An embodiment is an implementation or example of the inventions. Reference in the specification to “an embodiment,” “one embodiment,” “some embodiments,” or “other embodiments” means that a particular feature, structure, or characteristic described in connection with the embodiments is included in at least some embodiments, but not necessarily all embodiments, of the inventions. The various appearances “an embodiment,” “one embodiment,” or “some embodiments” are not necessarily all referring to the same embodiments.

Not all components, features, structures, characteristics, etc. described and illustrated herein need be included in a particular embodiment or embodiments. If the specification states a component, feature, structure, or characteristic “may”, “might”, “can” or “could” be included, for example, that particular component, feature, structure, or characteristic is not required to be included. If the specification or claim refers to “a” or “an” element, that does not mean there is only one of the element. If the specification or claims refer to “an additional” element, that does not preclude there being more than one of the additional element.

Although flow diagrams and/or state diagrams may have been used herein to describe embodiments, the inventions are not limited to those diagrams or to corresponding descriptions herein. For example, flow need not move through each illustrated box or state or in exactly the same order as illustrated and described herein.

The inventions are not restricted to the particular details listed herein. Indeed, those skilled in the art having the benefit of this disclosure will appreciate that many other variations from the foregoing description and drawings may be made within the scope of the present inventions. Accordingly, it is the following claims including any amendments thereto that define the scope of the inventions.

Claims

1. A method comprising:

erasing all cells within a word-line of a floating body cell memory in which a back-gate of the floating body cell memory is self-aligned with the word line, the erasing using a back-gate bias.

2. The method of claim 1, further comprising using a low current to perform the erasing.

3. The method of claim 1, further comprising removing all holes of all cells in the word-line of the floating body cell memory.

4. The method of claim 1, further comprising removing all holes of all cells in the word-line and a neighboring word-line of the floating body cell memory.

5. The method of claim 1, wherein the back-gate bias is zero or positive voltage.

6. A floating body cell memory comprising:

a word-line; and

a back-gate self-aligned to the word-line;

wherein the floating body cell memory is to use a back-gate bias to erase all cells within the word-line.

7. The floating body cell memory of claim 6, wherein the back-gate is aligned only with the single word-line.

8. The floating body cell memory of claim 6, wherein the back-gate is aligned only with the word-line and a neighboring word-line of the floating body cell.

9. The floating body cell memory of claim 8, further comprising a source-line, wherein the word-line and the neighboring word-line share the source-line.

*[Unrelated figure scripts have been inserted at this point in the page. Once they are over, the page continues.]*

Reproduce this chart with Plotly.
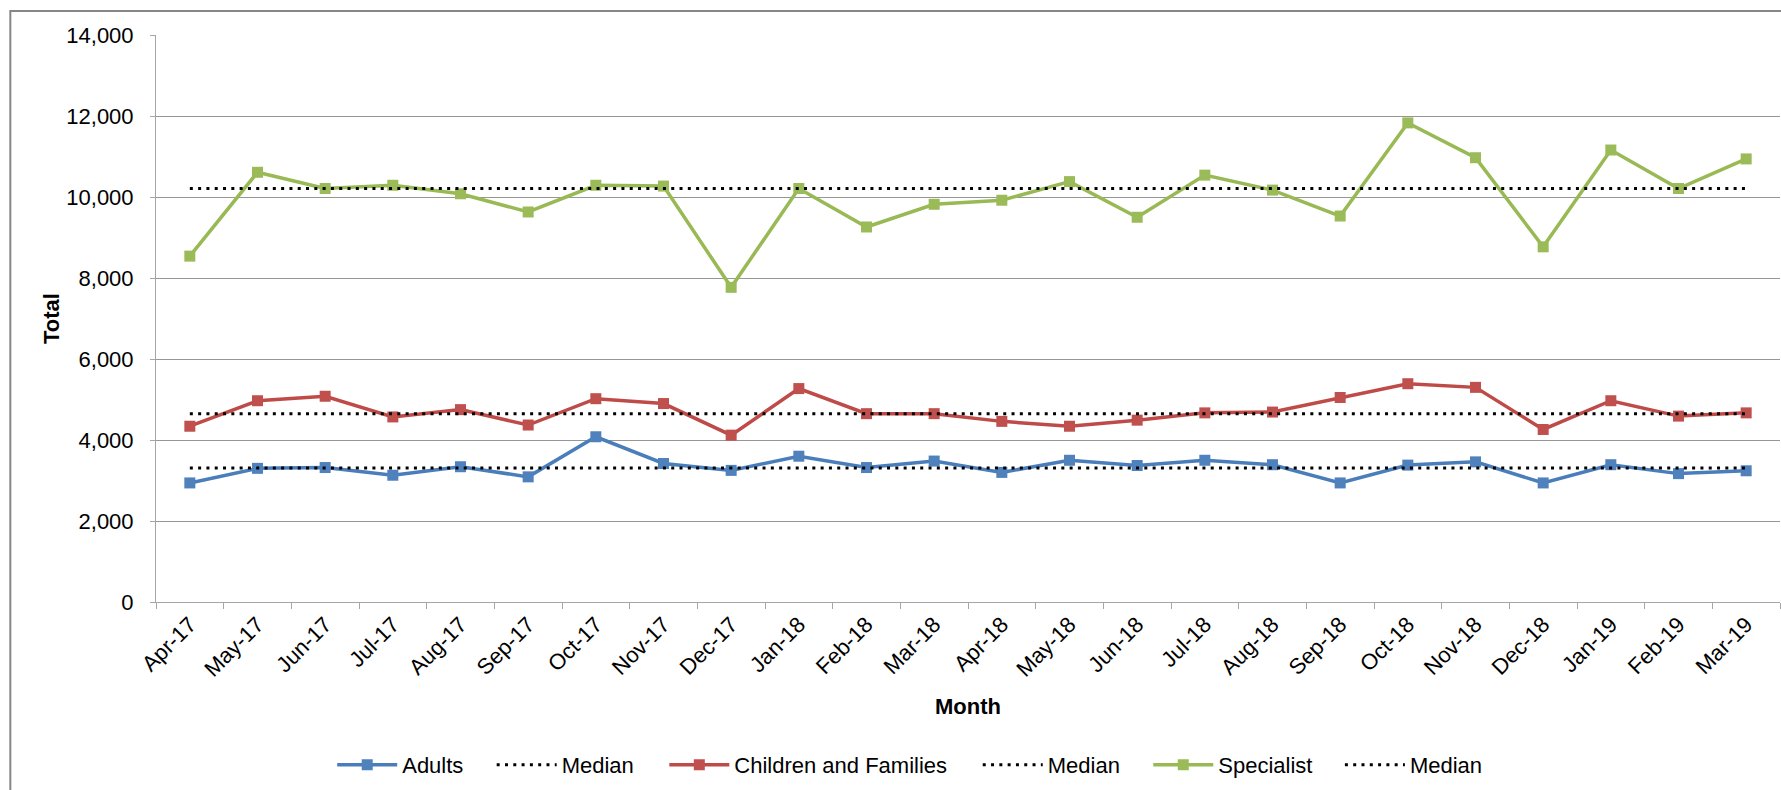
import plotly.graph_objects as go

# Monthly totals, April 2017 to March 2019
months = ["Apr-17", "May-17", "Jun-17", "Jul-17", "Aug-17", "Sep-17", "Oct-17", "Nov-17",
          "Dec-17", "Jan-18", "Feb-18", "Mar-18", "Apr-18", "May-18", "Jun-18", "Jul-18",
          "Aug-18", "Sep-18", "Oct-18", "Nov-18", "Dec-18", "Jan-19", "Feb-19", "Mar-19"]

adults = [2940, 3300, 3320, 3130, 3340, 3090, 4080, 3420, 3250, 3600, 3320, 3480,
          3200, 3500, 3370, 3500, 3390, 2940, 3380, 3460, 2940, 3390, 3170, 3240]

children_families = [4340, 4970, 5080, 4570, 4750, 4370, 5020, 4900, 4120, 5270, 4650, 4650,
                     4460, 4340, 4490, 4670, 4690, 5050, 5390, 5300, 4260, 4970, 4590, 4670]

specialist = [8540, 10610, 10210, 10290, 10080, 9630, 10290, 10270, 7770, 10210, 9260, 9820,
              9920, 10380, 9500, 10540, 10170, 9530, 11830, 10970, 8770, 11160, 10210, 10940]

# Median reference levels for each service
median_adults = 3310
median_children = 4650
median_specialist = 10210

series = [
    ("Adults", adults, median_adults, "#4A7EBB", "#4F81BD"),
    ("Children and Families", children_families, median_children, "#BE4B48", "#C0504D"),
    ("Specialist", specialist, median_specialist, "#98B954", "#9BBB59"),
]

FONT = "Liberation Sans, Arial, sans-serif"
FS = 22

# left edge (paper x) of each legend entry, in trace order
legend_x = [0.1085, 0.2067, 0.3130, 0.5060, 0.6110, 0.7290]

fig = go.Figure()
k = 0
for name, values, med, line_col, marker_col in series:
    fig.add_trace(go.Scatter(
        x=months, y=values, name=name, mode="lines+markers",
        line=dict(color=line_col, width=3.5),
        marker=dict(symbol="square", size=11, color=marker_col, line=dict(width=0)),
        legend="legend" if k == 0 else f"legend{k + 1}",
    ))
    k += 1
    fig.add_trace(go.Scatter(
        x=months, y=[med] * len(months), name="Median", mode="lines",
        line=dict(color="#000000", width=3, dash="3px,5.3px"),
        legend=f"legend{k + 1}",
    ))
    k += 1

# outer chart frame
fig.add_shape(type="rect", xref="paper", yref="paper",
              x0=-0.0897, x1=1.02, y0=-0.45, y1=1.0423,
              line=dict(color="#868686", width=2), layer="below")

legend_common = dict(orientation="h", xanchor="left", y=-0.2875, yanchor="middle",
                     font=dict(size=FS), itemwidth=60, bgcolor="rgba(0,0,0,0)")
legends = {}
for i, lx in enumerate(legend_x):
    key = "legend" if i == 0 else f"legend{i + 1}"
    legends[key] = dict(x=lx, **legend_common)

fig.update_layout(
    width=1781, height=790,
    margin=dict(l=156, r=1, t=35, b=188),
    plot_bgcolor="white", paper_bgcolor="white",
    font=dict(family=FONT, size=FS, color="#000000"),
    showlegend=True,
    xaxis=dict(
        type="category", tickangle=-45, tickson="boundaries",
        ticks="outside", ticklen=6, tickcolor="#A6A6A6",
        showline=True, linecolor="#A6A6A6", linewidth=1,
        showgrid=False,
        tickfont=dict(size=FS),
        title=dict(text="<b>Month</b>", font=dict(size=FS), standoff=18),
        range=[-0.5, len(months) - 0.5],
    ),
    yaxis=dict(
        range=[0, 14000], dtick=2000, tickformat=",",
        ticks="outside", ticklen=5, tickcolor="#A6A6A6",
        showline=True, linecolor="#A6A6A6", linewidth=1,
        showgrid=True, gridcolor="#969696", gridwidth=1,
        zeroline=False, ticklabelstandoff=12,
        tickfont=dict(size=FS),
        title=dict(text="<b>Total</b>", font=dict(size=FS), standoff=0),
    ),
    **legends,
)

fig.write_html("out.html")
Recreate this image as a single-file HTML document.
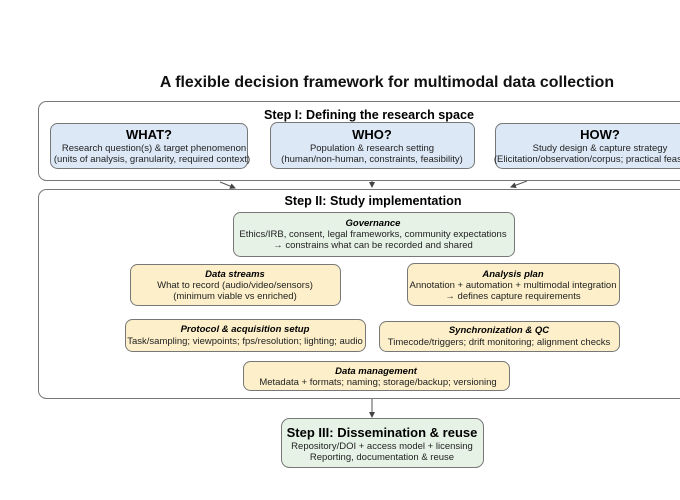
<!DOCTYPE html>
<html><head><meta charset="utf-8"><style>
html,body{margin:0;padding:0;background:#fff;}
svg{display:block;font-family:"Liberation Sans",Arial,sans-serif;}
</style></head><body>
<svg width="680" height="500" viewBox="0 0 680 500" xmlns="http://www.w3.org/2000/svg">
<defs><marker id="a" markerWidth="6" markerHeight="6" refX="5" refY="3" orient="auto"><path d="M0,0 L6,3 L0,6 z" fill="#444"/></marker></defs>
<text x="387" y="87" text-anchor="middle" font-size="15.9" font-weight="bold" fill="#111">A flexible decision framework for multimodal data collection</text>
<rect x="38.5" y="101.5" width="660" height="79" rx="8" fill="#fff" stroke="#777"/>
<text x="369" y="119" text-anchor="middle" font-size="12.6" font-weight="bold">Step I: Defining the research space</text>
<g stroke="#777" fill="#dde8f6">
<rect x="50.5" y="123.5" width="197" height="45" rx="7"/>
<rect x="270.5" y="122.5" width="204" height="46" rx="7"/>
<rect x="495.5" y="123.5" width="200" height="45" rx="7"/>
</g>
<g text-anchor="middle" font-size="13" font-weight="bold"><text x="149" y="139">WHAT?</text><text x="372" y="139">WHO?</text><text x="600" y="139">HOW?</text></g>
<g text-anchor="middle" font-size="9.5" fill="#222">
<text x="154" y="151">Research question(s) &amp; target phenomenon</text>
<text x="152" y="162">(units of analysis, granularity, required context)</text>
<text x="372" y="151">Population &amp; research setting</text>
<text x="372" y="162">(human/non-human, constraints, feasibility)</text>
<text x="600" y="151">Study design &amp; capture strategy</text>
<text x="600" y="162">(Elicitation/observation/corpus; practical feasibility)</text>
</g>
<g stroke="#555" stroke-width="1" marker-end="url(#a)">
<line x1="220" y1="182" x2="235" y2="188"/>
<line x1="372" y1="181" x2="372" y2="187"/>
<line x1="527" y1="181" x2="511" y2="187"/>
<line x1="372" y1="398" x2="372" y2="417"/>
</g>
<rect x="38.5" y="189.5" width="660" height="209" rx="8" fill="#fff" stroke="#777"/>
<text x="373" y="205" text-anchor="middle" font-size="12.6" font-weight="bold">Step II: Study implementation</text>
<rect x="233.5" y="212.5" width="281" height="44" rx="7" fill="#e6f2e6" stroke="#777"/>
<g fill="#fcefc9" stroke="#777">
<rect x="130.5" y="264.5" width="210" height="41" rx="7"/>
<rect x="407.5" y="263.5" width="212" height="42" rx="7"/>
<rect x="125.5" y="319.5" width="240" height="32" rx="7"/>
<rect x="379.5" y="321.5" width="240" height="30" rx="7"/>
<rect x="243.5" y="361.5" width="266" height="29" rx="7"/>
</g>
<g text-anchor="middle" font-size="9.5" font-weight="bold" font-style="italic">
<text x="373" y="226">Governance</text>
<text x="235" y="277">Data streams</text>
<text x="513" y="277">Analysis plan</text>
<text x="245" y="332">Protocol &amp; acquisition setup</text>
<text x="499" y="333">Synchronization &amp; QC</text>
<text x="376" y="374">Data management</text>
</g>
<g text-anchor="middle" font-size="9.5" fill="#222">
<text x="373" y="237">Ethics/IRB, consent, legal frameworks, community expectations</text>
<text x="373" y="248">→ constrains what can be recorded and shared</text>
<text x="235" y="288">What to record (audio/video/sensors)</text>
<text x="235" y="299">(minimum viable vs enriched)</text>
<text x="513" y="288">Annotation + automation + multimodal integration</text>
<text x="513" y="299">→ defines capture requirements</text>
<text x="245" y="344">Task/sampling; viewpoints; fps/resolution; lighting; audio</text>
<text x="499" y="345">Timecode/triggers; drift monitoring; alignment checks</text>
<text x="378" y="385">Metadata + formats; naming; storage/backup; versioning</text>
</g>
<rect x="281.5" y="418.5" width="202" height="49" rx="8" fill="#e6f2e6" stroke="#777"/>
<text x="382" y="437" text-anchor="middle" font-size="13" font-weight="bold">Step III: Dissemination &amp; reuse</text>
<text x="382" y="449" text-anchor="middle" font-size="9.5" fill="#222">Repository/DOI + access model + licensing</text>
<text x="382" y="460" text-anchor="middle" font-size="9.5" fill="#222">Reporting, documentation &amp; reuse</text>
</svg>
</body></html>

10. The floating body cell memory of claim 6, wherein the floating body cell memory is to use a low current to perform the erasing.

11. The floating body cell memory of claim 6, wherein the floating body cell memory is to remove all holes of the cells in the word-line of the floating body cell memory to perform the erasing.

12. The floating body cell memory of claim 8, wherein the floating body cell memory is to remove all holes of the cells in the word-line and to remove all holes of the cells in the neighboring word-line to perform the erasing.

13. The floating body cell memory of claim 6, wherein the back-gate bias is zero or positive voltage.